Karim Shammas said to his Russian professor: “I get it. No blood and no madness. We’re in the presence of touch and the seductions of the fingers.”
He entered the empire of the skin, the relationships between epidermis, dermis, and hypodermis. He told Bernadette, whose belly had started to show stretch marks after the birth of their second daughter, “It’s the dermis, my dear. The fibers have begun to break up and the white skin is the problem. Your white skin has begun to split. I can treat it with ointments or by laser, as you wish.”
The enchantment of skin diseases lies in the fact that treating them is like dealing with artistic phenomena, which is to say it’s like music. The doctor has to discover the rhythm of his patient’s body, at which point the problem is solved, and treating it with ointments is almost like looking for ways in which it can be seduced. Of course, there are diseases that were once resistant to treatment, such as syphilis, which penicillin came along and put an end to. A residue of such diseases continues to exist, and these made Karim’s skin crawl. There was, for example, crêtes de coq disease — or HPV — a kind of wart in the area of the testes or penis, which now, thanks to antibiotics, can be treated.
The world constructed by the Russian professor saved Karim. In Beirut, he had told Muna, as he caressed her damp white thigh, that he could read her via the relationship of his hand to her skin, read the topography of her soul and the intricacies of love.
She said she’d come to say goodbye to him, not listen to a lecture on medicine.
He said he wasn’t lecturing but recounting his feelings and discovering that we can only read love at the end. The poets were wrong when they wrote of the combustion at the beginning of love because that was only an illusion ignited by illusion. The reality could be read at the end, at the moment of loss, and only those who lost were capable of discovering its meanings.
“Cut the philosophy,” she’d said, and busied herself drying her wet body.

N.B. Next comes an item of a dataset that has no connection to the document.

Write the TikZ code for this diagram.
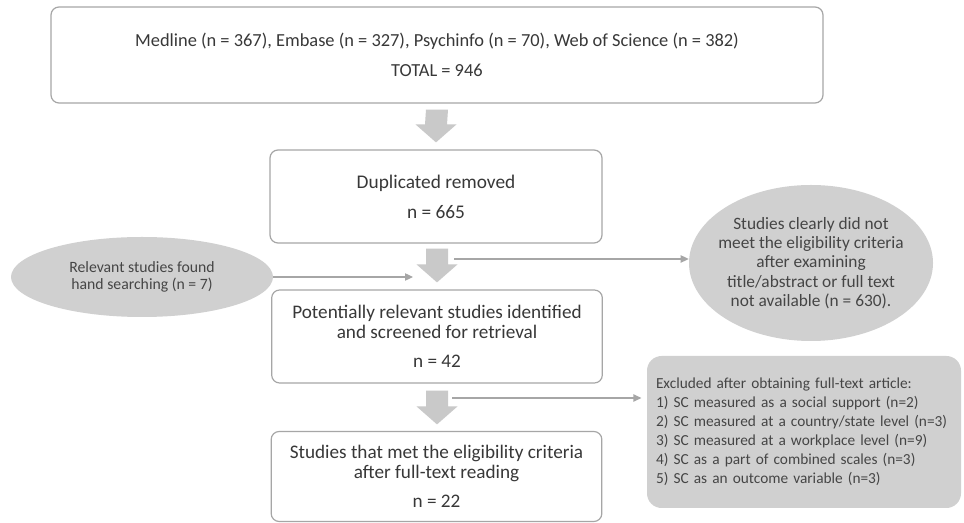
\documentclass[tikz,border=0pt]{standalone}
\usepackage{fontspec}
\setmainfont{Carlito}
\usetikzlibrary{shapes.geometric,arrows.meta,positioning,calc}
\definecolor{edgegray}{HTML}{A6A6A6}
\definecolor{fillgray}{HTML}{D0D0D0}
\definecolor{arrowgray}{HTML}{C9C9C9}
\definecolor{inkgray}{HTML}{383838}
\definecolor{softink}{HTML}{454545}
% wide grey down arrow from #1 (top) to #2 (tip)
\newcommand\blockdown[2]{%
  \fill[arrowgray] ($(#1)+(-11,0)$) -- ($(#1)+(11,0)$) -- ($(#2)+(11,-18)$)
    -- ($(#2)+(20.5,-18)$) -- (#2) -- ($(#2)+(-20.5,-18)$) -- ($(#2)+(-11,-18)$) -- cycle;}
\tikzset{
  box/.style={draw=edgegray, line width=0.9pt, rounded corners=6pt, fill=white,
    text=inkgray, align=center, inner sep=0pt},
  bubble/.style={ellipse, fill=fillgray, text=softink, align=center, inner sep=0pt},
  link/.style={draw=edgegray, line width=0.9pt, -{Triangle[width=5.5pt,length=6pt]}},
}
\begin{document}
\begin{tikzpicture}[x=0.75pt, y=-0.75pt]
  \useasboundingbox[fill=white] (0,0) rectangle (964,523);
  % main column
  \node[box, minimum width=579pt, minimum height=72pt, font=\fontsize{13.8}{22}\selectfont]
    (search) at (437,55)
    {Medline (n = 367), Embase (n = 327), Psychinfo (n = 70), Web of Science (n = 382)\\ TOTAL = 946};
  \node[box, minimum width=249pt, minimum height=69.75pt, font=\fontsize{14.5}{22.5}\selectfont]
    (dup) at (436,196.5) {Duplicated removed\\ n = 665};
  \node[box, minimum width=248pt, minimum height=69.75pt, font=\fontsize{14.4}{15}\selectfont]
    (screen) at (437,336.5)
    {Potentially relevant studies identified\\ and screened for retrieval\\[6.75pt] n = 42};
  \node[box, minimum width=248pt, minimum height=67.5pt, font=\fontsize{14.4}{15}\selectfont]
    (met) at (436.5,476.5)
    {Studies that met the eligibility criteria\\ after full-text reading\\[6.75pt] n = 22};
  % block arrows
  \coordinate (arrAtop) at ($(search.south)+(0,6)$);
  \coordinate (arrAtip) at ($(dup.north)+(0,-7)$);
  \coordinate (arrBtop) at ($(dup.south)+(1,5)$);
  \coordinate (arrBtip) at ($(screen.north)+(0,-7)$);
  \coordinate (arrCtop) at ($(screen.south)+(0,7)$);
  \coordinate (arrCtip) at ($(met.north)+(0.5,-6.5)$);
  \blockdown{arrAtop}{arrAtip}
  \blockdown{arrBtop}{arrBtip}
  \blockdown{arrCtop}{arrCtip}
  % side nodes
  \node[bubble, minimum width=196.5pt, minimum height=60pt, font=\fontsize{11.8}{13}\selectfont]
    (found) at (142,277) {Relevant studies found\\ hand searching (n = 7)};
  \node[bubble, minimum width=183pt, minimum height=117pt, inner xsep=-6pt,
    font=\fontsize{13}{14.4}\selectfont]
    (notmet) at (811,263)
    {Studies clearly did not\\ meet the eligibility criteria\\ after examining\\
     title/abstract or full text\\ not available (n = 630).};
  \node[box, draw=none, fill=fillgray, text=softink, rounded corners=11pt, align=left,
    minimum width=234pt, minimum height=114pt, text width=222pt, inner xsep=6.75pt,
    font=\fontsize{11.5}{14.25}\selectfont]
    (excl) at (804,432)
    {Excluded after obtaining full-text article:\\
     1) SC measured as a social support (n=2)\\
     2) SC measured at a country/state level (n=3)\\
     3) SC measured at a workplace level (n=9)\\
     4) SC as a part of combined scales (n=3)\\
     5) SC as an outcome variable (n=3)};
  % thin connectors
  \coordinate (joinB) at (413,277);
  \coordinate (tapB) at (454,259);
  \coordinate (tapC) at (452,398);
  \draw[link] (found.east) -- (joinB);
  \draw[link] (tapB) -- (tapB -| notmet.west);
  \draw[link, shorten >=3.75pt] (tapC) -- (tapC -| excl.west);
\end{tikzpicture}
\end{document}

Karim stopped talking. He felt he had no right to speak, for when you discover that the game has been played to its end, only silence suits the moment.
Only the body speaks; that was what his studies in Montpellier had taught him. The fingers and palm of the hand contained the entire world.
He told his Russian professor the story of the “spiritual fluids” on which Dr. Dahesh had built his entire doctrine and the students laughed, as did the professor. “This isn’t a class in magic and legerdemain,” he’d said.
Karim didn’t believe those cock-and-bull stories himself; he’d only wanted to provide support for the “I = my skin” idea propounded by his professor. His father’s brief conversion to the Daheshism, which had dominated Beirut’s social and political life in the fifties, had led the pharmacist to learn the art of legerdemain and illusionism. What had caught Karim’s attention, though, were his father’s memories of the most important dermatologist in Beirut, Dr. Marcel Kheneisar, who was a follower of the Daheshian School — founded by an Assyrian from Bethlehem. Dr. Dahesh’s theory stated that one’s skin flowed, and it could allow a person to be present in more than one place. This in turn had driven his father and many other doctors and pharmacists of his ilk to believe in magic as the highest form of religion.